■ RECORDED INFORMATION:
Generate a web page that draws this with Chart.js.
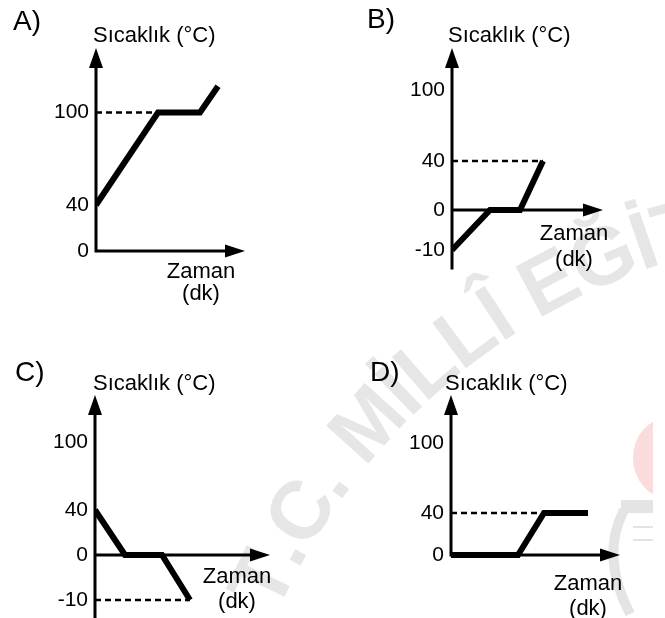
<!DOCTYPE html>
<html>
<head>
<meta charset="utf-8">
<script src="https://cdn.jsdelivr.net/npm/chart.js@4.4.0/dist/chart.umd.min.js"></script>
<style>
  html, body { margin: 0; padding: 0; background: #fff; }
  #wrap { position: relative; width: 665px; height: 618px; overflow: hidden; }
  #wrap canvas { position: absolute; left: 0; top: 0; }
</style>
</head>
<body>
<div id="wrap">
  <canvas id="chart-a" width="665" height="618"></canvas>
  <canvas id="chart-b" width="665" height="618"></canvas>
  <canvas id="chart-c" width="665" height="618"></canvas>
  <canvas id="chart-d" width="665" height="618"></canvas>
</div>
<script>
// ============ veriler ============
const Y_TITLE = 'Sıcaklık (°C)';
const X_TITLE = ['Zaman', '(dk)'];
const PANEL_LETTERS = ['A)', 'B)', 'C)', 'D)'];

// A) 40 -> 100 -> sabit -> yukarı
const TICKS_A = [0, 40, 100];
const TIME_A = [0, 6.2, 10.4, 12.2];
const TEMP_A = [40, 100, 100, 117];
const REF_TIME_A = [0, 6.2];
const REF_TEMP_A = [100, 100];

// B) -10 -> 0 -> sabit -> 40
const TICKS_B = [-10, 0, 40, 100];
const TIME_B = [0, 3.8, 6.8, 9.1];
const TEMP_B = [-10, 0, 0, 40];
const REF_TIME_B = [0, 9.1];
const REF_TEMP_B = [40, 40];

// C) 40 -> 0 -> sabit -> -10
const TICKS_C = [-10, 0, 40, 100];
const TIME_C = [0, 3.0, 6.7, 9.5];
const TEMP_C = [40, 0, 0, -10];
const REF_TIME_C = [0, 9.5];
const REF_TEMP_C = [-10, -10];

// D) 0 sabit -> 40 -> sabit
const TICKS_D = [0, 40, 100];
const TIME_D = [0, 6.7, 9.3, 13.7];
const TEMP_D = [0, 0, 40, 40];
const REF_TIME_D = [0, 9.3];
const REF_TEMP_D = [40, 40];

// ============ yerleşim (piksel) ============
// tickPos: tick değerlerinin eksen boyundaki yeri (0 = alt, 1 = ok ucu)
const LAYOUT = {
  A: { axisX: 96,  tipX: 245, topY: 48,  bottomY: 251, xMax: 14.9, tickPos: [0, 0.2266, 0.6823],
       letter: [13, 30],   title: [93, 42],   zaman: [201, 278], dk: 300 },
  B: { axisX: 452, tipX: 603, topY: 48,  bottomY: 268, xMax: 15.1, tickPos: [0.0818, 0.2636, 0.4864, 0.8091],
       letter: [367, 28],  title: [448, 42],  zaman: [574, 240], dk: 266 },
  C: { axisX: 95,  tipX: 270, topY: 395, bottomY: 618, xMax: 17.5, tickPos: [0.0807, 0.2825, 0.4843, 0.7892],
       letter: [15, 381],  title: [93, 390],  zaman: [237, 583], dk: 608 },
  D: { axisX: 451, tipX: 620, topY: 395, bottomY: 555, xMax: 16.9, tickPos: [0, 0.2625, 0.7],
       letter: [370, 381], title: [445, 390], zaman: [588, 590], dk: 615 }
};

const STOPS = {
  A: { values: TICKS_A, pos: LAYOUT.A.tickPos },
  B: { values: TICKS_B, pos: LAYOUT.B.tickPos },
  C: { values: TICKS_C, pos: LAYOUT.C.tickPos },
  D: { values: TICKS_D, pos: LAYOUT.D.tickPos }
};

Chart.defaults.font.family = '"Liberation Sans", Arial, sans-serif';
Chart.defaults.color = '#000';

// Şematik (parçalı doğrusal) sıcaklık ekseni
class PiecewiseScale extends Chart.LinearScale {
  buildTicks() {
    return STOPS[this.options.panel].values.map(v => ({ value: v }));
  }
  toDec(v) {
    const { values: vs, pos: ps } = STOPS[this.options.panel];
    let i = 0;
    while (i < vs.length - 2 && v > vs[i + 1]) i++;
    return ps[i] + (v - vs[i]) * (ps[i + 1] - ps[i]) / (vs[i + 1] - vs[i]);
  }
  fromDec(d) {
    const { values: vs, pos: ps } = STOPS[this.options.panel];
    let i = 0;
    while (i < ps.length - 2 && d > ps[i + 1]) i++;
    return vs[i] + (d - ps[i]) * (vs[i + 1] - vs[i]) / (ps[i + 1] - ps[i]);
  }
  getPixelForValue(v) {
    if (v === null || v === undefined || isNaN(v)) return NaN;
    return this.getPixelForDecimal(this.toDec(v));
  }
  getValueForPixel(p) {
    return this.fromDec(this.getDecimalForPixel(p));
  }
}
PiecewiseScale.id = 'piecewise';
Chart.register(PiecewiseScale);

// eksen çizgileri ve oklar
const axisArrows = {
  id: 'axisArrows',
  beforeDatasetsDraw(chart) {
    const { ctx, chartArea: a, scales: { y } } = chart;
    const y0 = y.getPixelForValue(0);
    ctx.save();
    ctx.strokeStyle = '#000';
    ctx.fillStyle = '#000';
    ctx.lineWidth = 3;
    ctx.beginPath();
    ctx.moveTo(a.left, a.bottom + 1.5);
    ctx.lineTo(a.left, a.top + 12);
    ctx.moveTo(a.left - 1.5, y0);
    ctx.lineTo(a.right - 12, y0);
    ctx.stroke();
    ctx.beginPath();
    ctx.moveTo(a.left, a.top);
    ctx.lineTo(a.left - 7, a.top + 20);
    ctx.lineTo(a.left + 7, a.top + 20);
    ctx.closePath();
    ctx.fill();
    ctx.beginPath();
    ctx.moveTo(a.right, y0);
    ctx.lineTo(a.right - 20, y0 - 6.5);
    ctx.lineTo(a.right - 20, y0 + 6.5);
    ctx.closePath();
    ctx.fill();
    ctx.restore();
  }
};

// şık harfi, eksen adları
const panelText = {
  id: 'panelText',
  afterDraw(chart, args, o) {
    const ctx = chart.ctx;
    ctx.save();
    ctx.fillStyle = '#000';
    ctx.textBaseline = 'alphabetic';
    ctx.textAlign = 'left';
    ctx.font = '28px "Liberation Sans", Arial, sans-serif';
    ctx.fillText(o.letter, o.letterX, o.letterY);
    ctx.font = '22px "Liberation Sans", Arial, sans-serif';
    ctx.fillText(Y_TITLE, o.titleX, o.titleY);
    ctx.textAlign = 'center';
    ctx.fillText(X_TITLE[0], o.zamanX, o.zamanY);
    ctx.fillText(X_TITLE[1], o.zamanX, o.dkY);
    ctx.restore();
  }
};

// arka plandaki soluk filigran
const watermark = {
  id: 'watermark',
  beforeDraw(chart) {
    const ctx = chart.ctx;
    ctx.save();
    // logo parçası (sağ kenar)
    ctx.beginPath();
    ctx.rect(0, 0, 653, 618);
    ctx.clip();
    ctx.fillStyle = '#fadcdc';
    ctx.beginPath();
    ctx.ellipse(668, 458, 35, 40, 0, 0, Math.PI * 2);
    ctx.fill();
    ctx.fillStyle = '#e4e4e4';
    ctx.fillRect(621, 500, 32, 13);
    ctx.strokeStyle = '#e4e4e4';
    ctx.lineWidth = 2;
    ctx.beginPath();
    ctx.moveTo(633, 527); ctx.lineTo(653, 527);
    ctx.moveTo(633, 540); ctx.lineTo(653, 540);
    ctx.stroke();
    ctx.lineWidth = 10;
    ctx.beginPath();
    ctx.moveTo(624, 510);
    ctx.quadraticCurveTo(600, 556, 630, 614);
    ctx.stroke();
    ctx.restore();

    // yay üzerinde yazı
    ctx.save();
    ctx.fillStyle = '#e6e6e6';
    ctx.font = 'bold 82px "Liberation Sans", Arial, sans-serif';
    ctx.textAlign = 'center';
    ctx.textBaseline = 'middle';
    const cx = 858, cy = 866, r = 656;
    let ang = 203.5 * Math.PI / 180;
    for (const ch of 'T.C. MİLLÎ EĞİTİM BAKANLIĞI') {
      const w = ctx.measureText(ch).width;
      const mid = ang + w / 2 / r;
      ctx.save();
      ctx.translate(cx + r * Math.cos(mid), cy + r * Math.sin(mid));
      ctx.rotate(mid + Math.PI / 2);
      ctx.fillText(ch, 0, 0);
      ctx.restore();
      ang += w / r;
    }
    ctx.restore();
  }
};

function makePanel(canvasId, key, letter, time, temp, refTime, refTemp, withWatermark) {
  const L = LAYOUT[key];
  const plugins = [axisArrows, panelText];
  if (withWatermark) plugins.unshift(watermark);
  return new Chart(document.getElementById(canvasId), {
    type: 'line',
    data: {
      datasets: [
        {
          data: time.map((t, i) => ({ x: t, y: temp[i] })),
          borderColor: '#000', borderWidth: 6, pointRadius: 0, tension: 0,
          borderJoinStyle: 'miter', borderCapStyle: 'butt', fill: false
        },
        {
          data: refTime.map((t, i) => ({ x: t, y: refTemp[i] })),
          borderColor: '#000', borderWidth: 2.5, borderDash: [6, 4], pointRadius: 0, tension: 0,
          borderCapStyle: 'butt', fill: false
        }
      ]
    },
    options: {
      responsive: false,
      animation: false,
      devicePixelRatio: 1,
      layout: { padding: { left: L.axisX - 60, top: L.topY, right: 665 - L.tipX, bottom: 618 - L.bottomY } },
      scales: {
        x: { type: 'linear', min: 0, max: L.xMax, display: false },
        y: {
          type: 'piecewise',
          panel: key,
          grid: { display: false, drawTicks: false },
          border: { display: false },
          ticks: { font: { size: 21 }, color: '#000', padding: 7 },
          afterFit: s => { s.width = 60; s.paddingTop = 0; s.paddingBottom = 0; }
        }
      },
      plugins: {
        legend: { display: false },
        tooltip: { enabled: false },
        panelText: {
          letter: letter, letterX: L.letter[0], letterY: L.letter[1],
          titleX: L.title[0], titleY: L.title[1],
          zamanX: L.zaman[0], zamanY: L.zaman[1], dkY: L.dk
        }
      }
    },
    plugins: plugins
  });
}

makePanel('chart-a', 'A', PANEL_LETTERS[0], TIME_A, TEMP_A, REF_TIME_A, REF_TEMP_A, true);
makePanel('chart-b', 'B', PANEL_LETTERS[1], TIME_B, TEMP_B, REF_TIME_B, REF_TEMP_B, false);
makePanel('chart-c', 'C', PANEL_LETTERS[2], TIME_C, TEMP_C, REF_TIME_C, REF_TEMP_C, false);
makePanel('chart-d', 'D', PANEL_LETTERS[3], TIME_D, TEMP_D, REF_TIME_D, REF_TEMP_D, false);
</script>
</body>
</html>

■ TASK OBJECTIVE: Skip every picture and return the lines above from the top through the one that contains "const REF_TEMP_D = [40, 40];".

■ RESULT:
Generate a web page that draws this with Chart.js.
<!DOCTYPE html>
<html>
<head>
<meta charset="utf-8">
<script src="https://cdn.jsdelivr.net/npm/chart.js@4.4.0/dist/chart.umd.min.js"></script>
<style>
  html, body { margin: 0; padding: 0; background: #fff; }
  #wrap { position: relative; width: 665px; height: 618px; overflow: hidden; }
  #wrap canvas { position: absolute; left: 0; top: 0; }
</style>
</head>
<body>
<div id="wrap">
  <canvas id="chart-a" width="665" height="618"></canvas>
  <canvas id="chart-b" width="665" height="618"></canvas>
  <canvas id="chart-c" width="665" height="618"></canvas>
  <canvas id="chart-d" width="665" height="618"></canvas>
</div>
<script>
// ============ veriler ============
const Y_TITLE = 'Sıcaklık (°C)';
const X_TITLE = ['Zaman', '(dk)'];
const PANEL_LETTERS = ['A)', 'B)', 'C)', 'D)'];

// A) 40 -> 100 -> sabit -> yukarı
const TICKS_A = [0, 40, 100];
const TIME_A = [0, 6.2, 10.4, 12.2];
const TEMP_A = [40, 100, 100, 117];
const REF_TIME_A = [0, 6.2];
const REF_TEMP_A = [100, 100];

// B) -10 -> 0 -> sabit -> 40
const TICKS_B = [-10, 0, 40, 100];
const TIME_B = [0, 3.8, 6.8, 9.1];
const TEMP_B = [-10, 0, 0, 40];
const REF_TIME_B = [0, 9.1];
const REF_TEMP_B = [40, 40];

// C) 40 -> 0 -> sabit -> -10
const TICKS_C = [-10, 0, 40, 100];
const TIME_C = [0, 3.0, 6.7, 9.5];
const TEMP_C = [40, 0, 0, -10];
const REF_TIME_C = [0, 9.5];
const REF_TEMP_C = [-10, -10];

// D) 0 sabit -> 40 -> sabit
const TICKS_D = [0, 40, 100];
const TIME_D = [0, 6.7, 9.3, 13.7];
const TEMP_D = [0, 0, 40, 40];
const REF_TIME_D = [0, 9.3];
const REF_TEMP_D = [40, 40];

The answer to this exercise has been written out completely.